In October 1989, Hungary's Communist Party convened its final congress and re-established itself as the Hungarian Socialist Party. Over a four-day period, the parliament adopted legislation calling for multi-party elections and a direct presidential election.

That triggered a wave of discontent in East Germany, where tens of thousands of people escaped to the West via Hungary's border with Austria. On Oct. 23, 1989 — exactly 33 years after the 1956 revolution began — Hungary was declared a democratic republic.

In the spring of 1990, free electrions were held for the first time in 45 years. Simonyi, meanwhile, immediately began promoting Hungarian membership in the North Atlantic Treaty Organization (NATO).

"At that time, the idea was still rejected by the West," he said. "Their view was that these countries should remain outside NATO. I was the first Hungarian diplomat to work full-time on the issue of NATO membership. In 1992, we moved to Brussels and stayed there for nine years."
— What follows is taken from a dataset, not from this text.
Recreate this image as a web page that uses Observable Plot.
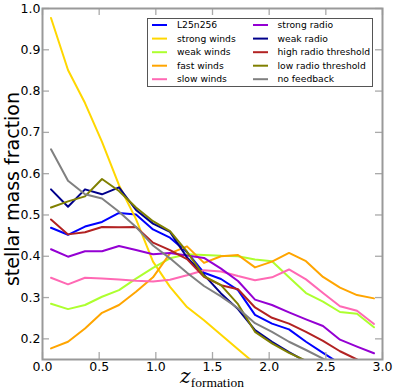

In Brussels, Simonyi served first as Hungary's deputy chief of mission before the European Community and NATO, and then as head of Hungary's NATO Liaison Office.

Hungary was finally admitted to NATO in 1999, and Simonyi was appointed Hungary's first permanent representative on the NATO council — a job he held until September 2002, when he was officially named Hungary's ambassador to the United States.
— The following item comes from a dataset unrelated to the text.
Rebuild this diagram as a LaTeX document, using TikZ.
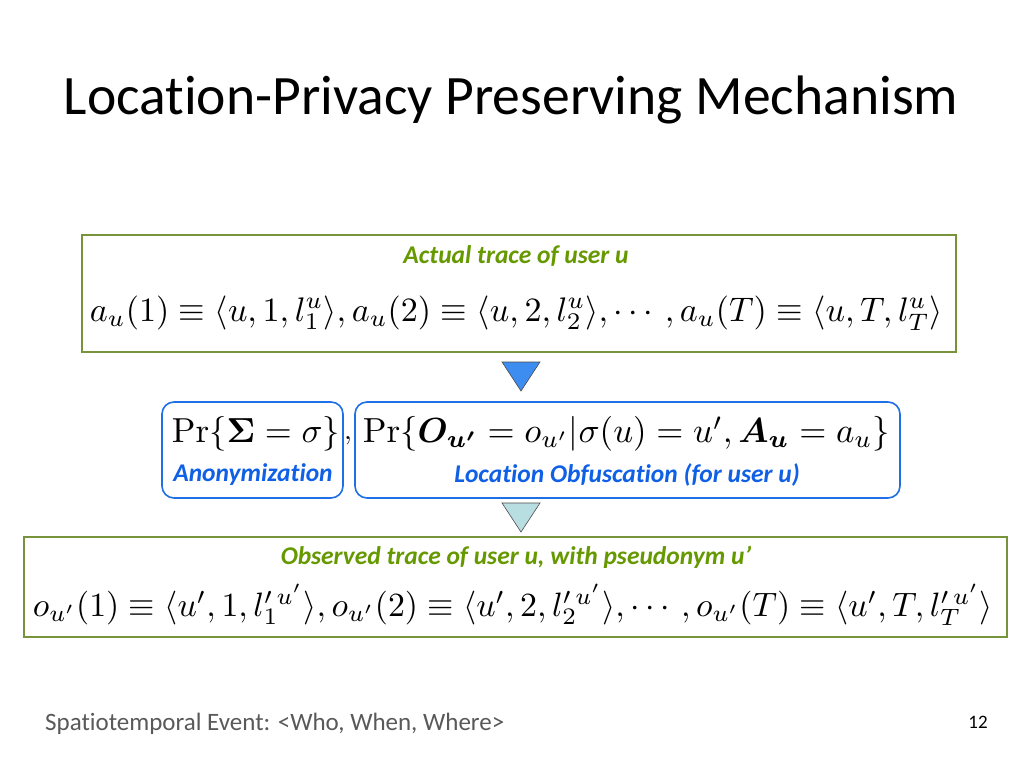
\documentclass[tikz,border=0pt]{standalone}
\usepackage{amsmath,amssymb}
\usepackage[no-math]{fontspec}
\setmainfont{Carlito}[Ligatures=NoCommon]
\usetikzlibrary{positioning}
\definecolor{gbox}{RGB}{119,147,60}
\definecolor{gtext}{RGB}{102,153,0}
\definecolor{bbox}{RGB}{31,111,230}
\definecolor{btext}{RGB}{16,96,230}
\definecolor{tri1}{RGB}{61,140,240}
\definecolor{tri2}{RGB}{185,222,226}
\definecolor{foot}{RGB}{89,89,89}
\tikzset{
  greenbox/.style={draw=gbox, line width=2pt, inner sep=0pt},
  bluebox/.style={draw=bbox, line width=1.6pt, rounded corners=12pt, inner sep=0pt},
  glabel/.style={text=gtext, font=\fontsize{25.5}{30}\selectfont\bfseries\itshape, inner sep=0pt},
  blabel/.style={text=btext, font=\fontsize{25.5}{30}\selectfont\bfseries\itshape, inner sep=0pt},
  formula/.style={inner sep=0pt},
}
\begin{document}
\begin{tikzpicture}[x=1pt,y=-1pt]
\useasboundingbox[fill=white] (0,0) rectangle (1024,768);
% title
\node[inner sep=0pt, font=\fontsize{55.6}{66}\selectfont] (title) at (511,100) {Location-Privacy Preserving Mechanism};
% top box
\draw[greenbox] (82,235) rectangle (956,352);
\node[glabel] (actual) at (516,256) {Actual trace of user u};
\node[formula] (fa) at (516.5,313) {\resizebox{853pt}{!}{$a_u(1) \equiv \langle u, 1, l_1^u\rangle, a_u(2) \equiv \langle u,2,l_2^u\rangle, \cdots, a_u(T) \equiv \langle u, T, l_T^u\rangle$}};
% triangle 1
\draw[fill=tri1, draw=black!70, line width=0.6pt] (502,362) -- (540,362) -- (521,391) -- cycle;
% blue boxes
\draw[bluebox] (162,402) rectangle (343,498);
\draw[bluebox] (355,402) rectangle (900,498);
\node[formula] (fan) at (256,434) {\resizebox{168pt}{!}{$\Pr\{\boldsymbol{\Sigma} = \sigma\}$}};
\node[formula] (comma) at (348,441) {\scalebox{2.8}{$,$}};
\node[formula] (fob) at (626.5,434) {\resizebox{527pt}{!}{$\Pr\{\boldsymbol{O_{u'}} = o_{u'} | \sigma(u) = u', \boldsymbol{A_u} = a_u\}$}};
\node[blabel] (anon) at (253,475) {Anonymization};
\node[blabel] (obf) at (627,475) {Location Obfuscation (for user u)};
% triangle 2
\draw[fill=tri2, draw=black!70, line width=0.6pt] (502,503) -- (540,503) -- (521,532) -- cycle;
% bottom box
\draw[greenbox] (24,537) rectangle (1007,637);
\node[glabel] (observed) at (516,557) {Observed trace of user u, with pseudonym u’};
\node[formula] (fo) at (513,605) {\resizebox{960pt}{!}{$o_{u'}(1) \equiv \langle u', 1, l_1^{\prime\,u'}\rangle, o_{u'}(2) \equiv \langle u',2,l_2^{\prime\,u'}\rangle, \cdots, o_{u'}(T) \equiv \langle u', T, l_T^{\prime\,u'}\rangle$}};
% footer
\node[anchor=west, inner sep=0pt, text=foot, font=\fontsize{25}{30}\selectfont] (footer) at (45,724) {Spatiotemporal Event: <Who, When, Where>};
\node[inner sep=0pt, text=black, font=\fontsize{19}{23}\selectfont] (page) at (978,722) {12};
\end{tikzpicture}
\end{document}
Perhaps the most important milestone, however, took place on May 1, 2004, when Hungary and nine other countries officially joined the European Union.

"The prospect of NATO and EU membership has forced upon us a certain economic, institutional and political discipline, and I think the Hungarian transition was successful," he said. "We created democratic institutions fairly quickly. We also created a pretty solid economy."

Hungary's 10 million people today enjoy a per-capita income of about $14,000 — more than 60% of the EU average. That puts it in the same league as the Czech Republic, still behind Portugal and Greece, but far ahead of Poland.

"In just 10 years, we have moved from a manufacturing economy to a service economy," he said. "This is really thanks to a total change in ownership laws, privatization and foreign investment."

At the same time, said Simonyi, "we have a great responsibility to make sure the terrorist threat is fought not only by the United States but by all Europe, including Hungary.

"We're allies, and our security is still pretty much dependent upon our cooperation with the United States. We want to be a good ally, and I think NATO is a core institution of the transatlantic relationship. Whether you're a Democrat or a Republican, even people who oppose the war in Iraq still stay it was good that Hungary stuck with the United States in time of trouble."

Although Hungary no longer has troops in Iraq, it does have a few hundred soldiers in Afghanistan, and is "very much engaged" in the Balkans — specifically Kosovo, an autonomous district populated by Muslim Albanians but controlled by Serbia.

One country democratic Hungary might help at some point is Cuba, which is one of only four communist-ruled nations left in the world (the others are China, Laos, North Korea and Vietnam).

Simonyi traveled to Cuba 28 years ago as a delegate to a youth festival. Given his political views, he clearly would not be welcome there today.

"The Hungarians chartered a Pan Am aircraft. I really thought that was a sign of the times," he said. "Don't forget that in 1978, for such a thing to happen, you needed authoriziations on the very highest levels. We could have chartered a Czech plane or a Soviet plane, but we flew into Havana on an American plane. That was a strong statement."

So, does this 54-year-old rocker-turned-diplomat have any advice for fledgling young democracies?

Yes, he says, "but we have to be honest about the problems and difficulties of transition."

"Don't have illusions," he cautioned. "It's not easy, but it's rewarding. In Hungary, there have been more winners than losers, by far. Hungary's most important resource is its talent and creativity, and these do not go well with dictatorships. Talent and creativity can only flourish in an atmosphere of freedom and independence."

Simonyi added: " I do not believe you can impose change entirely from the outside. That is against the logic of a society. But others can help, and I think it's our responsibility to do so."